As suggested by its category Jin Qiao Mai is Cool in nature. This means that Jin Qiao Mai tends to help people who have too much 'Heat' in their body, although with less effect than a plant that would be Cold in nature. Balance between Yin and Yang is a key health concept in TCM. Those who have too much Heat in their body are said to either have a Yang Excess (because Yang is Hot in nature) or a Yin deficiency (Yin is Cold in Nature). Depending on your condition Jin Qiao Mai can help restore a harmonious balance between Yin and Yang.
Jin Qiao Mai also tastes Pungent. The so-called 'Five Phases' theory in Chinese Medicine states that the taste of TCM ingredients is a key determinant of their action in the body. Pungent ingredients like Jin Qiao Mai tends to promote the circulations of Qi and Body Fluids.
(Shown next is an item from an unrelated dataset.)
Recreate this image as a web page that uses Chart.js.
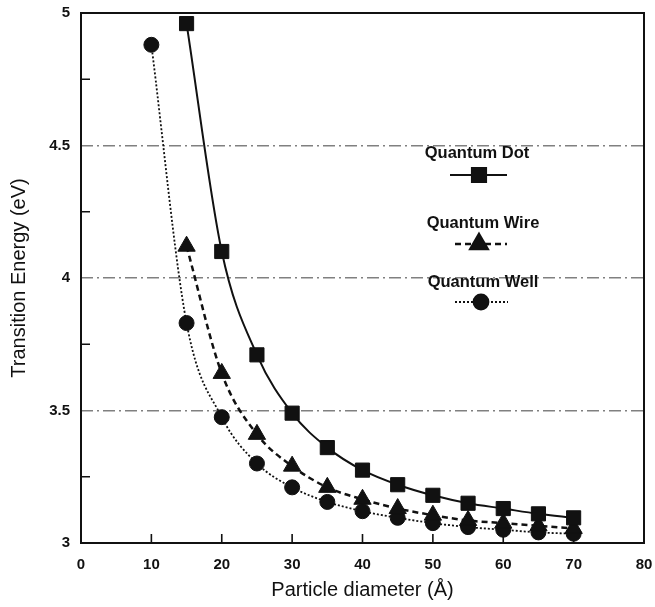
<!DOCTYPE html>
<html>
<head>
<meta charset="utf-8">
<script src="https://cdn.jsdelivr.net/npm/chart.js@4.4.1/dist/chart.umd.min.js"></script>
<style>
  html, body { margin: 0; padding: 0; background: #fff; }
  #wrap { width: 655px; height: 607px; }
</style>
</head>
<body>
<div id="wrap"><canvas id="energyChart" width="655" height="607"></canvas></div>
<script>
// particle diameters (Å) and transition energies (eV)
const dotDiameters = [15, 20, 25, 30, 35, 40, 45, 50, 55, 60, 65, 70];
const dotEnergy = [4.96, 4.10, 3.71, 3.49, 3.36, 3.275, 3.22, 3.18, 3.15, 3.13, 3.11, 3.095];

const wireDiameters = [15, 20, 25, 30, 35, 40, 45, 50, 55, 60, 65, 70];
const wireEnergy = [4.12, 3.64, 3.41, 3.29, 3.21, 3.165, 3.13, 3.105, 3.085, 3.075, 3.065, 3.055];

const wellDiameters = [10, 15, 20, 25, 30, 35, 40, 45, 50, 55, 60, 65, 70];
const wellEnergy = [4.88, 3.83, 3.475, 3.30, 3.21, 3.155, 3.12, 3.095, 3.075, 3.06, 3.05, 3.04, 3.035];

const seriesNames = ['Quantum Dot', 'Quantum Wire', 'Quantum Well'];
const xTicks = [0, 10, 20, 30, 40, 50, 60, 70, 80];
const yMajor = [3, 3.5, 4, 4.5, 5];
const yMinor = [3.25, 3.75, 4.25, 4.75];

const FONT = "'Liberation Sans', Arial, Helvetica, sans-serif";
const INK = '#111';

function points(xs, ys) {
  return xs.map((x, i) => ({ x: x, y: ys[i] }));
}

const styles = [
  { pointStyle: 'rect', radius: 10, dash: [], width: 2 },
  { pointStyle: 'triangle', radius: 10, dash: [6, 4], width: 2.5 },
  { pointStyle: 'circle', radius: 7.5, dash: [2, 2], width: 1.8 }
];

// legend entries sit inside the plot, text above a short sample line
const legendSpots = [
  { tx: 477, ty: 153, ly: 175, x0: 450, x1: 507, mx: 479 },
  { tx: 483, ty: 223, ly: 244, x0: 455, x1: 507, mx: 479 },
  { tx: 483, ty: 282, ly: 302, x0: 455, x1: 508, mx: 481 }
];

const framePlugin = {
  id: 'frame',
  beforeDatasetsDraw(chart) {
    const ctx = chart.ctx;
    const a = chart.chartArea;
    const xs = chart.scales.x, ys = chart.scales.y;
    ctx.save();
    ctx.strokeStyle = INK;
    ctx.lineWidth = 1.6;
    ctx.beginPath();
    xTicks.forEach(v => {
      const px = xs.getPixelForValue(v);
      ctx.moveTo(px, a.bottom);
      ctx.lineTo(px, a.bottom - 9);
    });
    yMinor.forEach(v => {
      const py = ys.getPixelForValue(v);
      ctx.moveTo(a.left, py);
      ctx.lineTo(a.left + 9, py);
    });
    ctx.stroke();
    ctx.lineWidth = 2;
    ctx.strokeRect(a.left, a.top, a.right - a.left, a.bottom - a.top);
    ctx.restore();
  },
  afterDraw(chart) {
    const ctx = chart.ctx;
    ctx.save();
    ctx.font = 'bold 16.5px ' + FONT;
    ctx.fillStyle = INK;
    ctx.textAlign = 'center';
    ctx.textBaseline = 'middle';
    seriesNames.forEach((name, i) => {
      const s = styles[i], p = legendSpots[i];
      ctx.fillText(name, p.tx, p.ty);
      ctx.strokeStyle = INK;
      ctx.lineWidth = s.width;
      ctx.setLineDash(s.dash);
      ctx.beginPath();
      ctx.moveTo(p.x0, p.ly);
      ctx.lineTo(p.x1, p.ly);
      ctx.stroke();
      ctx.setLineDash([]);
      ctx.fillStyle = INK;
      Chart.helpers.drawPoint(ctx, { pointStyle: s.pointStyle, radius: s.radius, rotation: 0, borderWidth: 1 }, p.mx, p.ly);
      ctx.fill();
    });
    ctx.restore();
  }
};

const datasets = [
  points(dotDiameters, dotEnergy),
  points(wireDiameters, wireEnergy),
  points(wellDiameters, wellEnergy)
].map((data, i) => ({
  label: seriesNames[i],
  data: data,
  borderColor: INK,
  backgroundColor: INK,
  borderWidth: styles[i].width,
  borderDash: styles[i].dash,
  pointStyle: styles[i].pointStyle,
  pointRadius: styles[i].radius,
  pointBorderWidth: 1,
  cubicInterpolationMode: 'monotone',
  fill: false
}));

new Chart(document.getElementById('energyChart'), {
  type: 'line',
  data: { datasets: datasets },
  plugins: [framePlugin],
  options: {
    responsive: false,
    animation: false,
    layout: { padding: { left: 0, top: 13, right: 10, bottom: 0 } },
    plugins: { legend: { display: false }, tooltip: { enabled: false } },
    scales: {
      x: {
        type: 'linear',
        min: 0,
        max: 80,
        afterFit(scale) {
          scale.height = 64;
          scale.paddingLeft = 0;
          scale.paddingRight = 0;
        },
        afterBuildTicks(scale) { scale.ticks = xTicks.map(v => ({ value: v })); },
        grid: { display: false },
        border: { display: false },
        ticks: { color: INK, font: { family: FONT, size: 15, weight: 'bold' }, padding: 5, maxRotation: 0 },
        title: {
          display: true,
          text: 'Particle diameter (Å)',
          color: INK,
          font: { family: FONT, size: 20 },
          padding: { top: 0, bottom: 5 }
        }
      },
      y: {
        min: 3,
        max: 5,
        afterFit(scale) {
          scale.width = 81;
          scale.paddingTop = 0;
          scale.paddingBottom = 0;
        },
        afterBuildTicks(scale) { scale.ticks = yMajor.map(v => ({ value: v })); },
        grid: {
          drawTicks: false,
          lineWidth: 1.4,
          color: c => (c.tick && c.tick.value > 3 && c.tick.value < 5) ? '#808080' : 'rgba(0,0,0,0)'
        },
        border: { display: false, dash: [12, 4, 2, 4] },
        ticks: {
          color: INK,
          font: { family: FONT, size: 15, weight: 'bold' },
          padding: 11,
          callback: v => String(v)
        },
        title: {
          display: true,
          text: 'Transition Energy (eV)',
          color: INK,
          font: { family: FONT, size: 20 },
          padding: { top: 7, bottom: 0 }
        }
      }
    }
  }
});
</script>
</body>
</html>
That's why for instance someone tends to sweat a lot when they eat spicy/pungent food.
The tastes of ingredients in TCM also determine what Organs and Meridians they target. As such Jin Qiao Mai is thought to target the Lung. In addition to performing respiration, the Lungs are thought in TCM to be a key part of the production chain for Qi and the Body Fluids that nourish the body.